Bezüglich eines Mitgliedsbeitrags gehen die Meinungen der Interview-Partner*innen auseinander. Sechs Personen vertreten die Meinung, dass finanzielle Unterstützung ein Aspekt von Mitgliedschaft sei und als Grundlage für Mitgliedschaft ausreiche. Begründet wird dies damit, dass Geld Wertschätzung für die Arbeit einer Organisation ausdrücke und/oder dass man wisse, was die Arbeit der Organisation koste. Knapp die Hälfte der Aktiven ist jedoch der Meinung, dass allein das Zahlen des Mitgliedsbeitrags keine Mitgliedschaft ausmache.

Basierend auf den verschiedenen Positionen schlagen einige Interview-Partner*innen eine begriffliche Unterscheidung vor: Aktives und passives Mitglied, Mitglied und Förderer oder Mitglied und Unterstützer*in.

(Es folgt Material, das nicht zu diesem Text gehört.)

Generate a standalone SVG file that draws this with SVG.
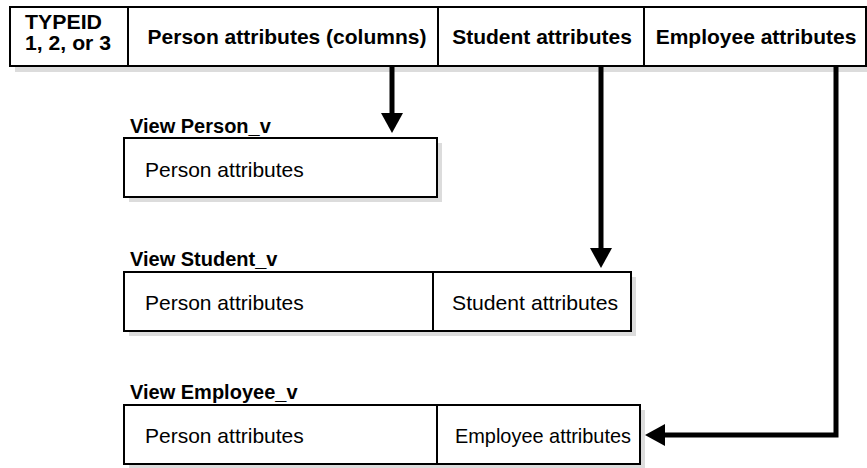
<svg xmlns="http://www.w3.org/2000/svg" width="867" height="468" viewBox="0 0 867 468">
<defs>
<style>
.shadow{fill:#dcdcdc;stroke:none}
.box{fill:#fff;stroke:#000;stroke-width:2}
.div{stroke:#000;stroke-width:2}
.hdr{font-family:"Liberation Sans",Arial,sans-serif;font-weight:bold;font-size:21px;fill:#000}
.tid{font-family:"Liberation Sans",Arial,sans-serif;font-weight:bold;font-size:20px;fill:#000}
.lbl{font-family:"Liberation Sans",Arial,sans-serif;font-weight:bold;font-size:20px;fill:#000}
.cell{font-family:"Liberation Sans",Arial,sans-serif;font-size:21px;fill:#000}
.conn{fill:none;stroke:#000;stroke-width:5}
</style>
<marker id="ah" markerWidth="20" markerHeight="22" refX="0" refY="11" orient="auto" markerUnits="userSpaceOnUse">
<path d="M0,0 L20,11 L0,22 Z" fill="#000"/>
</marker>
</defs>
<rect width="867" height="468" fill="#fff"/>
<g id="table">
<rect class="shadow" x="15" y="12" width="852" height="60"/>
<rect class="box" x="10" y="7" width="856" height="59"/>
<line class="div" x1="128" y1="7" x2="128" y2="66"/>
<line class="div" x1="438" y1="7" x2="438" y2="66"/>
<line class="div" x1="644" y1="7" x2="644" y2="66"/>
<text class="tid" x="25" y="29" textLength="77" lengthAdjust="spacingAndGlyphs">TYPEID</text>
<text class="tid" x="25" y="50" textLength="86" lengthAdjust="spacingAndGlyphs">1, 2, or 3</text>
<text class="hdr" x="287" y="44" text-anchor="middle">Person attributes (columns)</text>
<text class="hdr" x="542" y="44" text-anchor="middle">Student attributes</text>
<text class="hdr" x="756" y="44" text-anchor="middle">Employee attributes</text>
</g>
<g id="person_v">
<text class="lbl" x="130" y="133">View Person_v</text>
<rect class="shadow" x="129" y="143" width="313" height="59"/>
<rect class="box" x="124" y="138" width="313" height="59"/>
<text class="cell" x="145" y="177">Person attributes</text>
</g>
<g id="student_v">
<text class="lbl" x="130" y="266">View Student_v</text>
<rect class="shadow" x="129" y="277" width="507" height="59"/>
<rect class="box" x="124" y="272" width="507" height="59"/>
<line class="div" x1="433" y1="272" x2="433" y2="331"/>
<text class="cell" x="145" y="310">Person attributes</text>
<text class="cell" x="452" y="310" textLength="166" lengthAdjust="spacingAndGlyphs">Student attributes</text>
</g>
<g id="employee_v">
<text class="lbl" x="130" y="399">View Employee_v</text>
<rect class="shadow" x="129" y="410" width="516" height="59"/>
<rect class="box" x="124" y="405" width="516" height="59"/>
<line class="div" x1="437" y1="405" x2="437" y2="464"/>
<text class="cell" x="145" y="443">Person attributes</text>
<text class="cell" x="455" y="443" textLength="176" lengthAdjust="spacingAndGlyphs">Employee attributes</text>
</g>
<g id="connectors">
<path class="conn" d="M392,67 V113" marker-end="url(#ah)"/>
<path class="conn" d="M601,67 V248" marker-end="url(#ah)"/>
<path class="conn" d="M836,67 V435 H665" marker-end="url(#ah)"/>
</g>
</svg>
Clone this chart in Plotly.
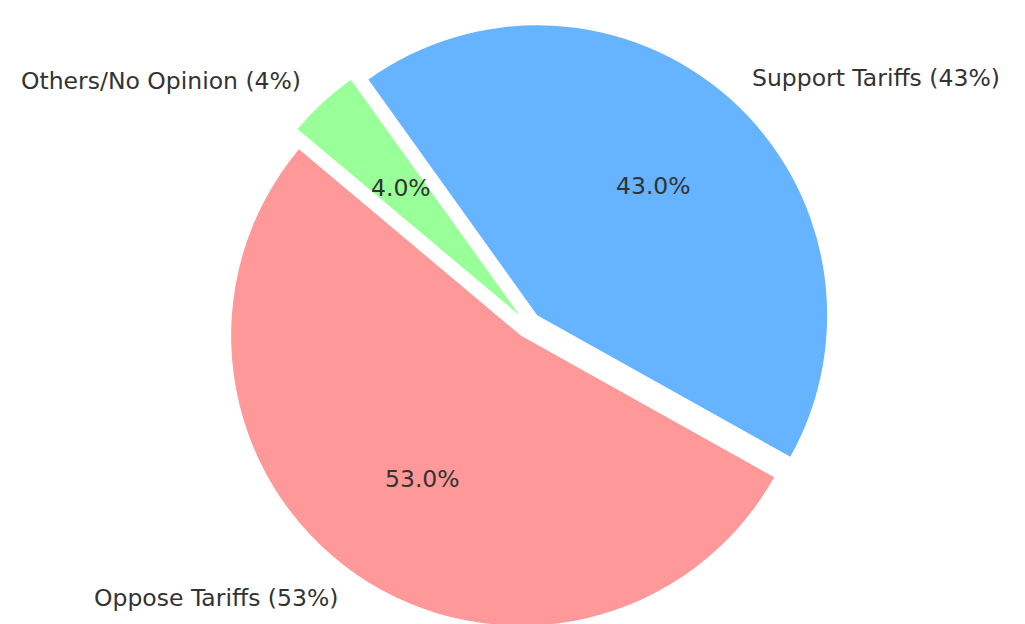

Alle Begriffspaare haben gemeinsam, dass zwischen zwei Arten von Unterstützung unterschieden wird – der aktiven Unterstützung durch Mitarbeit einerseits und solcher durch Geldspenden andererseits. Eine Auseinandersetzung mit verschiedenen Begrifflichkeiten und Verständnissen von Mitgliedschaft und auch der Unterstützung für Organisationen steht (im Kontext deutscher Partizipations- und Protestforschung) noch aus.